McGinnis: ‘Social Network’ is the year’s best filmWritten by Jeff McGinnis | | firstname.lastname@example.org
A young man and woman sit in a crowded campus restaurant. The man, clearly very intelligent, is treating the conversation like a tennis match, trying to score points. He’s constantly adding new things, correcting, doubling back, changing course and then reversing again. The woman, who is no intellectual slouch, is trying heroically to keep up, but his brain and ego are on fast-forward. When she tells him she’s breaking up with him, it takes him a minute to register that she’s serious.
This is the opening scene of “The Social Network,” and it quickly establishes many important things. It sets in motion all the events which are to follow. It demonstrates the remarkable nature of screenwriter Aaron Sorkin’s dialogue, which is intelligent and complicated without being too complex. And it gives the first glimpse of Mark Zuckerberg (Jesse Eisenberg), the anti-social misfit who will change the way the world interacts socially.
No reason to beat around the bush — “The Social Network” will be the best movie of 2010. This is one of those magical moments where the talents of director, writer, actors and more have coalesced into a nearly perfect product, and it seems to do it all so effortlessly.
The year is 2003. After his disastrous date, Harvard undergrad Zuckerberg walks back to his room and begins feverishly working on a website where students will vote on how hot female classmates are. He cobbles the site together with the help of his best friend, Eduardo Saverin (Andrew Garfield). Within four hours, the site has so much traffic it crashes Harvard’s servers. Zuckerberg gets into big trouble. But he also thinks he’s onto something.
So do the Winklevoss twins (both played by Armie Hammer), who have an idea for a website where Harvard students will interact socially. What makes it different from Friendster or MySpace, Zuckerberg asks? Exclusivity, answer the twin athletes, who are a few pegs above Zuckerberg in the Harvard social order. He agrees to work with them. Then Zuckerberg almost immediately throws out their concept and develops his own, funded by his friend Saverin — Facebook.
Did he rip the Winklevosses off? “The Social Network” wisely never really tries to answer that question. The film’s narrative structure is built on two depositions for two separate lawsuits levied at Zuckerberg. The testimony acts as narration for the film, which follows the founding of Facebook and its rise from Harvard fad to worldwide phenomenon. The film lets everyone involved have their say, and leaves it to the audience to decide what to think.

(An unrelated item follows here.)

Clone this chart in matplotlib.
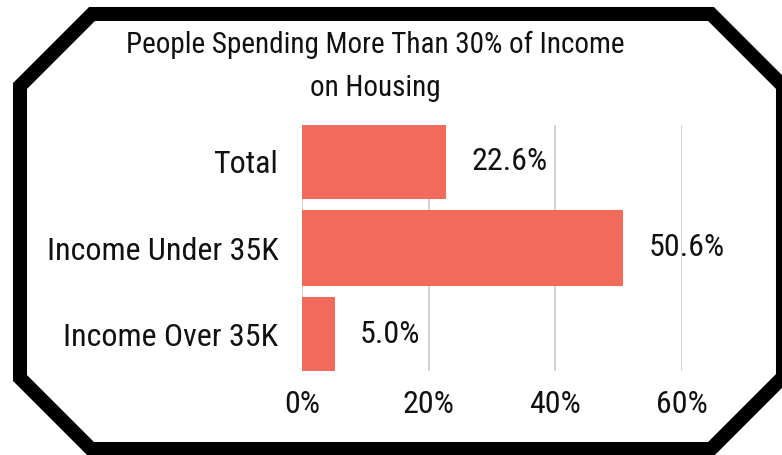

The key to the whole movie lies in the relationships between the characters. Saverin is supportive and wants to help Zuckerberg make money off of his — or, rather, their — creation. Zuckerberg is resistant to change, doesn’t want his baby to lose its “cool” factor. The conflict is exacerbated by the arrival of Napster founder Sean Parker (played amazingly well by Justin Timberlake), who Zuckerberg idolizes like a rock star. Saverin, rightly, sees him as competition.
As brilliantly played by Eisenberg, the Zuckerberg character remains an enigma, as he should be. He’s not likeable by any stretch of the imagination.

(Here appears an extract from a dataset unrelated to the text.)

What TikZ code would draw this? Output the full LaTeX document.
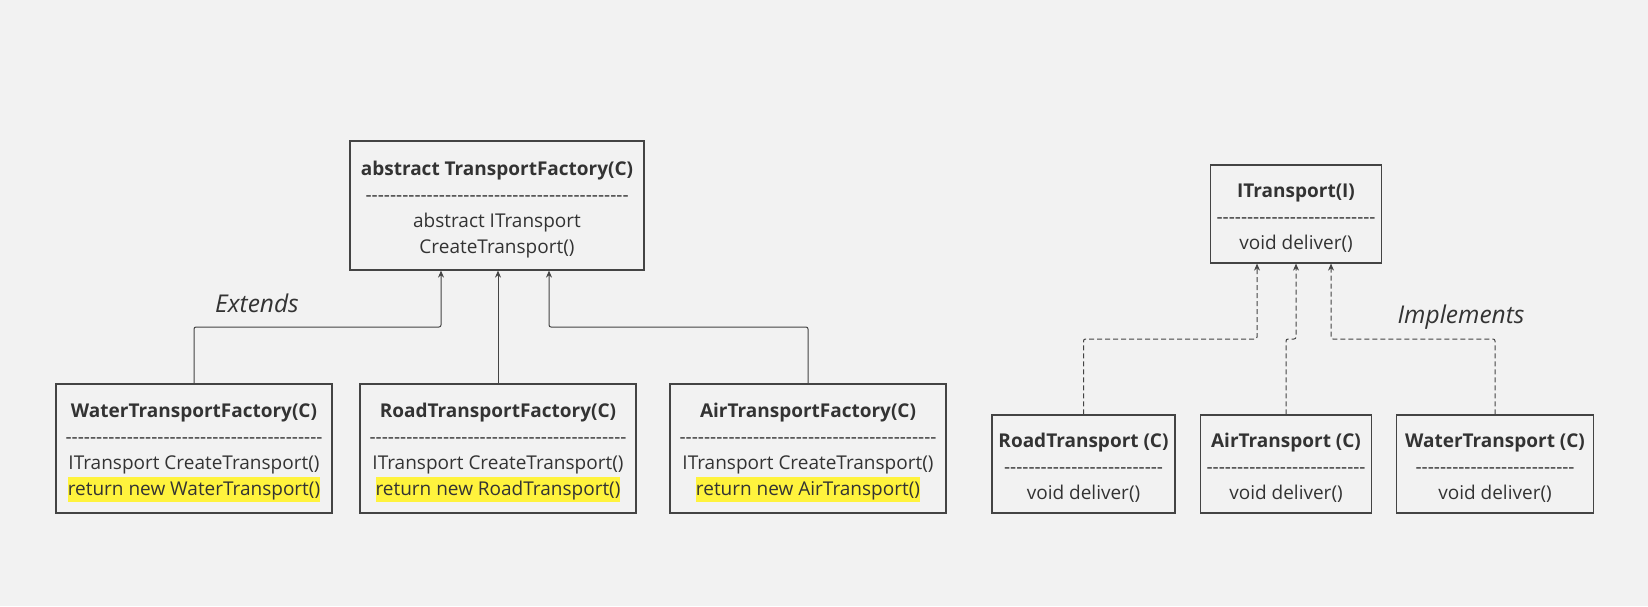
\documentclass[tikz,border=0pt]{standalone}
\usepackage{fontspec}
\setmainfont{Open Sans}
\usetikzlibrary{arrows.meta}
\definecolor{bg}{HTML}{F2F2F2}
\definecolor{ink}{HTML}{333333}
\definecolor{edge}{HTML}{444444}
\definecolor{hlyellow}{HTML}{FFF33D}
% class name line, with a strut that sets the text a little lower
\newcommand\clsname[1]{\rule{0pt}{22pt}\textbf{#1}}
% a row of hyphens under the class name
\newcommand\dashrow[1]{\foreach \k in {1,...,#1}{-\kern0pt}}
% marked return line
\newcommand\hlt[1]{{\setlength\fboxsep{0pt}\colorbox{hlyellow}{\rule[-6pt]{0pt}{25pt}#1}}}
\begin{document}
\begin{tikzpicture}[x=1pt,y=1pt,
    every node/.style={font=\fontsize{19}{26}\selectfont, text=ink},
    classbox/.style={draw=edge, line width=1.2pt, align=center, inner sep=0pt},
    factorybox/.style={classbox, minimum width=276pt, minimum height=129pt},
    productbox/.style={classbox, minimum height=98pt},
    extends/.style={draw=edge, line width=1pt, -{Stealth[length=7pt,width=6pt]}, rounded corners=2pt},
    implements/.style={extends, dash pattern=on 5pt off 3pt},
    relname/.style={font=\fontsize{24.5}{30}\selectfont\itshape}]
	\fill[bg] (0,0) rectangle (1648,-606);
	\useasboundingbox (0,0) rectangle (1648,-606);
	% factories
	\node[classbox, minimum width=294pt, minimum height=129pt] (fac) at (497,-205.5) {\clsname{abstract TransportFactory(C)}\\\dashrow{43}\\abstract ITransport\\CreateTransport()};
	\node[factorybox] (wfac) at (194,-448.5) {\clsname{WaterTransportFactory(C)}\\\dashrow{42}\\ITransport CreateTransport()\\\hlt{return new WaterTransport()}};
	\node[factorybox] (rfac) at (498,-448.5) {\clsname{RoadTransportFactory(C)}\\\dashrow{42}\\ITransport CreateTransport()\\\hlt{return new RoadTransport()}};
	\node[factorybox] (afac) at (808,-448.5) {\clsname{AirTransportFactory(C)}\\\dashrow{42}\\ITransport CreateTransport()\\\hlt{return new AirTransport()}};
	\node[relname] (extlbl) at (257,-303) {Extends};
	\draw[extends] (wfac.north) -- (wfac.north |- 0,-327) -| ([xshift=-56pt]fac.south);
	\draw[extends] (rfac.north) -- (rfac.north |- fac.south);
	\draw[extends] (afac.north) -- (afac.north |- 0,-327) -| ([xshift=52pt]fac.south);
	% products
	\node[classbox, minimum width=171pt, minimum height=98pt] (itrans) at (1296,-214) {\clsname{ITransport(I)}\\\dashrow{26}\\void deliver()};
	\node[productbox, minimum width=183pt] (road) at (1083.5,-464) {\clsname{RoadTransport (C)}\\\dashrow{26}\\void deliver()};
	\node[productbox, minimum width=170.5pt] (air) at (1286,-464) {\clsname{AirTransport (C)}\\\dashrow{26}\\void deliver()};
	\node[productbox, minimum width=196.5pt] (water) at (1495,-464) {\clsname{WaterTransport (C)}\\\dashrow{26}\\void deliver()};
	\node[relname] (implbl) at (1461,-317) {Implements};
	\draw[implements] (road.north) -- (road.north |- 0,-339) -| ([xshift=-39pt]itrans.south);
	\draw[implements] (air.north) -- (air.north |- 0,-339) -| (itrans.south);
	\draw[implements] (water.north) -- (water.north |- 0,-339) -| ([xshift=35pt]itrans.south);
\end{tikzpicture}
\end{document}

Little in director David Fincher’s resume would have indicated how smoothly this film plays. He’s always been a remarkably interesting director, but the movie has none of the visual flourishes that often mark his work. Instead, he uses his camera to establish the look and feel of the campus world that his characters inhabit, which is contrasted with the cold, corporate world which is to come. The result feels 100 percent authentic from all angles, aided by the remarkable script by Aaron Sorkin, who will surely win an Oscar for his work.

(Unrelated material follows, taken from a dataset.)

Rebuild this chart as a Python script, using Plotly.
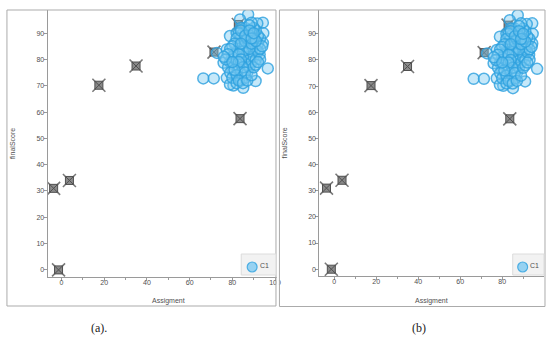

Some have called into question “The Social Network’s” version of events, saying the real story is far different. This may be true, but that is irrelevant. “True stories” in the movies are never really true. “Citizen Kane,” based largely on the life of William Randolph Hearst, wasn’t exactly accurate, either. But what we have here is a film that feels emotionally true, and plays with remarkable power. As with “Kane,” “The Social Network” ends with a man who has unbelievable wealth, but lacks the one thing that would make him happy. He has all the friends in the world but he’s totally alone.